Title: In-season nitrogen requirement for maize using model and sensor-based recommendation approaches

Author
item STEVENS, L - University Of Nebraska
item FERGUSON, R - University Of Nebraska
item MAMO, M - University Of Nebraska
item Kitchen, Newell
item FRANZEN, D - North Dakota State University

Submitted to: International Conference on Precision Agriculture Abstracts & Proceedings
Publication Type: Proceedings
Publication Acceptance Date: 3/1/2014
Publication Date: N/A
Citation: N/A

Interpretive Summary: Nitrogen (N) management for corn grain production can be improved by applying a portion of the total N during the growing season, allowing for adjustments which are responsive to actual field conditions. This study was conducted to evaluate two different approaches for determining in-season N rates: a crop growth model approach and active crop canopy sensing approach.

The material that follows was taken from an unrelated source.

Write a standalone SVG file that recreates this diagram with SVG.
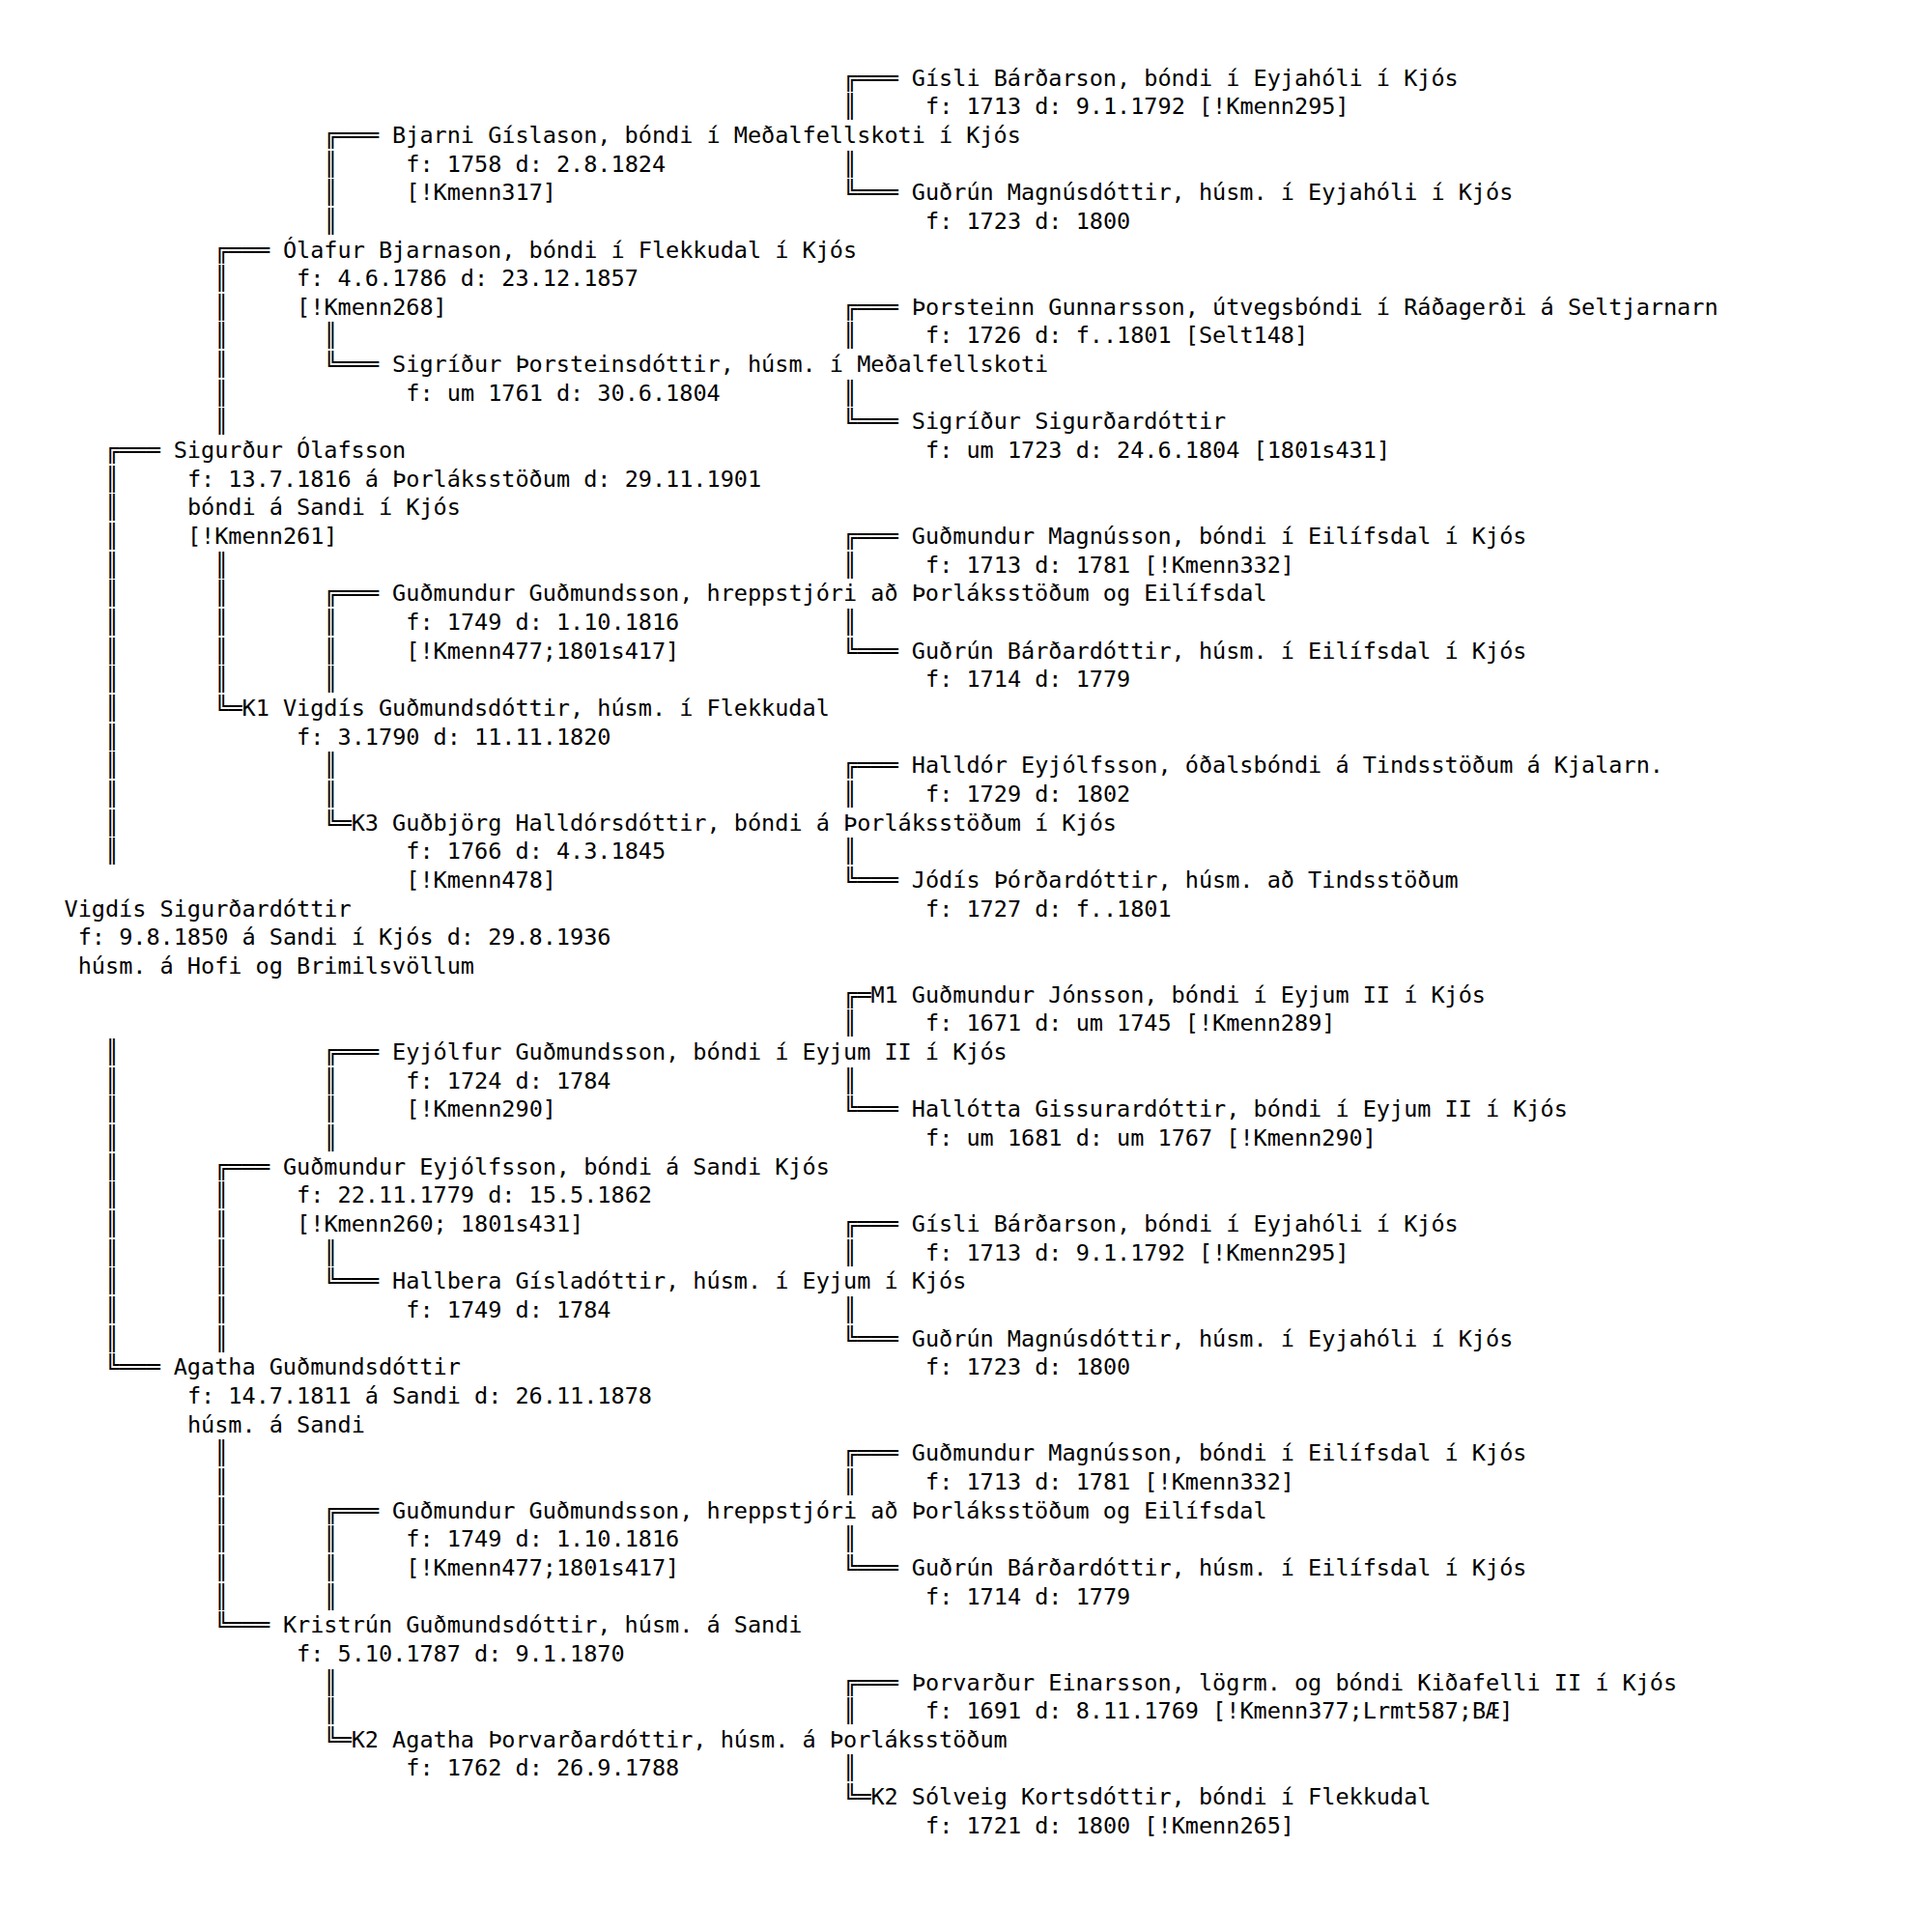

In a 2-year study, a total of 12 sites were evaluated over a 3-state region, including sites in Missouri, Nebraska, and North Dakota. In-season N recommendations were generally lower when using the sensor-based approach than the model-based approach. This resulted in observed trends of higher agronomic N use efficiency for the sensor-based approach than the model-based approach. At a few sites, conditions leading to high levels of mineralized N becoming available to the crop during the growing season and this improved environmental and economic benefits with the sensor-based approach. However over most of the sites, the model-based approach estimated an N rate that was closer to the determined optimal N rate than the sensor-based approach. Three different ways for calculating N rate using canopy sensing were also compared. The Missouri/USDA-ARS method had the closest approximation of optimum N rate, but in some cases still over-recommended N. Farmers will benefit from this research because they can reduce excess N applications, which with increasing N fertilizer cost, should save them money. If fertilizer can be better matched with crop need, N fertilizer loss to the environment will be reduced, thus helping to protect soil, water, and air resources.

Technical Abstract: Nitrogen (N) management for corn (Zea mays L.) can be improved by applying a portion of the total required N in-season, allowing for adjustments which are responsive to actual field conditions. This study was conducted to evaluate two approaches for determining in-season N rates: Maize-N model and active crop canopy sensor. The effects of corn hybrid and planting population on recommendations with these two approaches were considered. In a 2-yr study, a total of 12 sites were evaluated over a 3-state region, including sites in Missouri, Nebraska, and North Dakota. Over all site-years combined, in-season N recommendations were generally lower when using the sensor-based approach than the model-based approach. This resulted in observed trends of higher partial factor productivity of N and agronomic efficiency for the sensor-based treatments than the model-based treatments. Overall, yield was better protected by using the model-based approach than the sensor-based approach. For two Nebraska sites in 2012 where high levels of N mineralization were present, the sensor approach appropriately reduced N application, resulting in no decrease in yield and increased profitability when compared with the non-N-limiting reference. This indicates that specific conditions will increase the environmental and economic benefit of the sensor-based approach. The optimal N rate (ONR) was also determined using a linear-plateau model, considering hybrid and population differences (P=0.05) for both the linear and plateau parts of the model. Compared to the ONR, the model-based approach more closely estimated ONR than the sensor-based approach when considering all sites collectively. Overall, the model-based approach erred by over-recommending N, while the sensor-based approach erred by under-recommending N.